Review of 'German Philhellenism' by Damian Valdez

Review of Damian Valdez, German Philhellenism: The Pathos of the Historical Imagination from Winckelmann to Goethe (Basingstoke: Palgrave Macmillan, 2014), in Journal for Eighteenth-Century Studies 40 (1), March 2017, pp. 138-9.

Damian Valdez’s specialist investigation of German graecophilia delves deeply into contemporary conceptions of philosophy, morality and aesthetics. Ranging far beyond the reach of Eliza M. Butler’s The Tyranny of Greece over Germany (Cambridge, 1935), and conceived as a complement to more recent studies such as Suzanne Marchand’s Down from Olympus: Archaeology and Philhellenism in Germany, 1750-1970 (Princeton, 1996) or Katherine Harloe’s Winckelmann and the Invention of Antiquity: History and Aesthetics in the Age of Altertumswissenschaft (Oxford, 2013), his work aims to clarify ‘what makes it meaningful to speak of philhellenism, as opposed to a cheerful evocation of Greek themes’ (p. 5), identifying Greece’s unique position in ‘a philosophical geography of symbolic representation’ (p. 50).

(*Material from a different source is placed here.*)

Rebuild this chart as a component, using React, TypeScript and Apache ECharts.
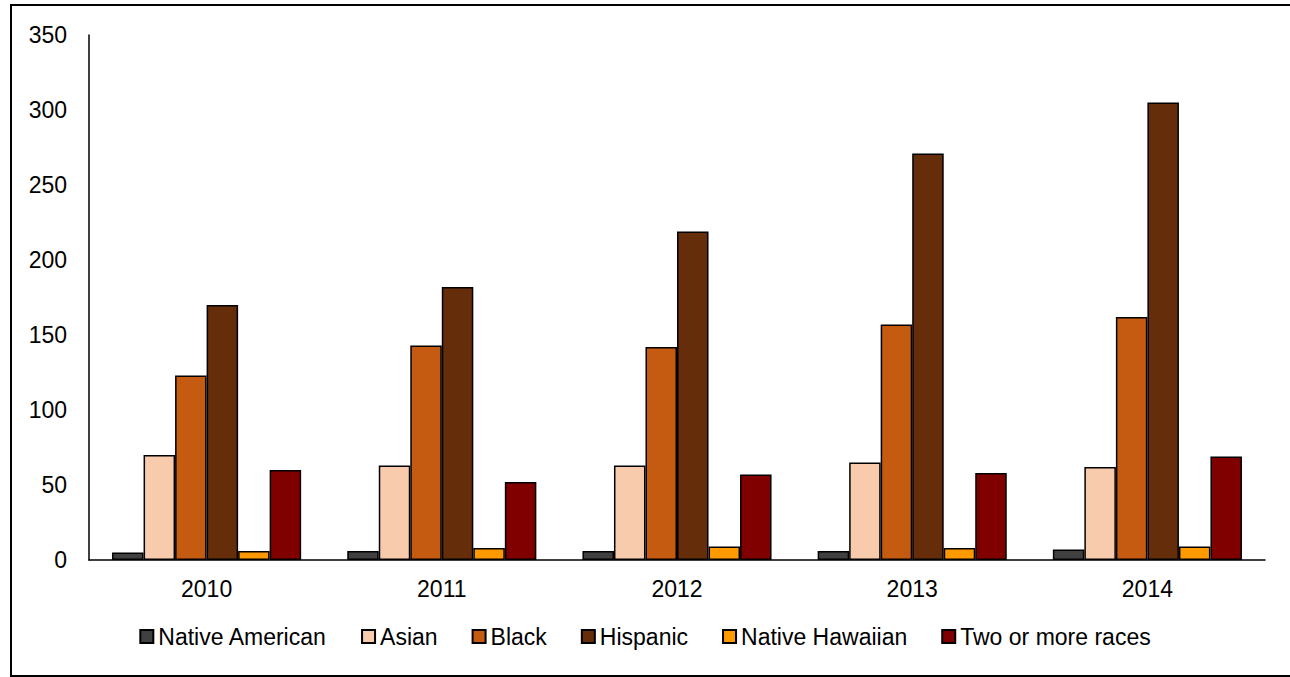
import React, { useEffect, useRef } from "react";
import * as echarts from "echarts";

const years = ["2010", "2011", "2012", "2013", "2014"];
const nativeAmerican = [5, 6, 6, 6, 7];
const asian = [70, 63, 63, 65, 62];
const black = [123, 143, 142, 157, 162];
const hispanic = [170, 182, 219, 271, 305];
const nativeHawaiian = [6, 8, 9, 8, 9];
const twoOrMore = [60, 52, 57, 58, 69];

const seriesDefs = [
  { name: "Native American", data: nativeAmerican, color: "#404040" },
  { name: "Asian", data: asian, color: "#F8CBAD" },
  { name: "Black", data: black, color: "#C55A11" },
  { name: "Hispanic", data: hispanic, color: "#662D0B" },
  { name: "Native Hawaiian", data: nativeHawaiian, color: "#FF9900" },
  { name: "Two or more races", data: twoOrMore, color: "#800000" },
];

export default function App() {
  const ref = useRef<HTMLDivElement>(null);
  useEffect(() => {
    if (!ref.current) return;
    const chart = echarts.init(ref.current, undefined, { renderer: "svg" });
    const font = "Arial, 'Liberation Sans', sans-serif";
    chart.setOption({
      animation: false,
      backgroundColor: "#ffffff",
      graphic: [
        {
          type: "polyline",
          shape: { points: [[1300, 5], [11, 5], [11, 676], [1300, 676]] },
          style: { fill: "none", stroke: "#000", lineWidth: 2 },
          silent: true,
          z: 0,
        },
      ],
      grid: { left: 89, right: 25, top: 35, bottom: 117 },
      legend: {
        bottom: 24,
        left: "center",
        itemWidth: 13,
        itemHeight: 13,
        itemGap: 34,
        icon: "rect",
        textStyle: { fontFamily: font, fontSize: 23, color: "#000" },
        data: seriesDefs.map((s) => s.name),
      },
      xAxis: {
        type: "category",
        data: years,
        axisLine: { show: true, lineStyle: { color: "#000", width: 1.5 } },
        axisTick: { show: false },
        axisLabel: { fontFamily: font, fontSize: 23, color: "#000", margin: 17 },
      },
      yAxis: {
        type: "value",
        min: 0,
        max: 350,
        interval: 50,
        axisLine: { show: true, lineStyle: { color: "#000", width: 1.5 } },
        axisTick: { show: false },
        splitLine: { show: false },
        axisLabel: { fontFamily: font, fontSize: 23, color: "#000", margin: 22 },
      },
      series: seriesDefs.map((s) => ({
        type: "bar",
        name: s.name,
        data: s.data,
        barGap: "0%",
        barCategoryGap: "19.6%",
        itemStyle: { color: s.color, borderColor: "#000", borderWidth: 1.5 },
      })),
    });
    return () => chart.dispose();
  }, []);
  return (
    <div
      ref={ref}
      style={{ position: "absolute", left: 0, top: 0, width: 1290, height: 677 }}
    />
  );
}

Valdez’s monograph provides a keen dissection of the clashing currents of idealism and historicism which shaped German thought on ancient Greece during the eighteenth century, placing idealism – and particularly idealists such as Goethe, Herder, Schlegel and Winckelmann – squarely within their respective historical and intellectual contexts. From this perspective, the historicity of the ancient Greek world forms a key concept in Valdez’s narrative. Through his analysis of the work of scholars such as Christoph Meiners (1747-1810) and Friedrich Jacobs (1764-1847), he shows clearly how contemporary concerns about the role of women or the problem of luxury were played out and debated on an antique stage. Nor were such questions of ancient Sittengeschichte merely the preserve of mouldering antiquaries or professors in Göttingen’s ivory towers; rather, they resonated widely with the educated public, who would avidly devour the debates on Greek femininity or the virtues of male friendship which were presented to them in mainstream periodicals such as Der Teutscher Merkur or Attisches Museum.

The value of Valdez’s work lies most obviously in his demonstration that Germany’s worship of Greece was always more conditional, more contingent than has often been fully appreciated heretofore. Neither does he underestimate the importance of Biblical antiquity as a key counterweight to the pull of philhellenic ideals. That it might be more fruitful to think in terms of German ‘philhellenisms’ in the plural, rather than ‘philhellenism’ in the singular, is not in itself a new idea – but Valdez’s work aptly proves the validity of the old saw tot homines, quot sententiae in this particular context. The historians and intellectuals who are the protagonists of Valdez’s book certainly held true to Goethe’s dictum that ‘every man should be Greek in his own way’, and it is this richness and variety of graecophile insight which the author successfully succeeds in capturing.

Although a deeper and more rigorous clarity of argument and structure could have made his analysis more incisive (and the numerous typographical errors in the text are both irritating and regrettable), Valdez’s observations will certainly provide scholars of eighteenth-century intellectual history in general, and of philhellenism in particular, with valuable food for thought.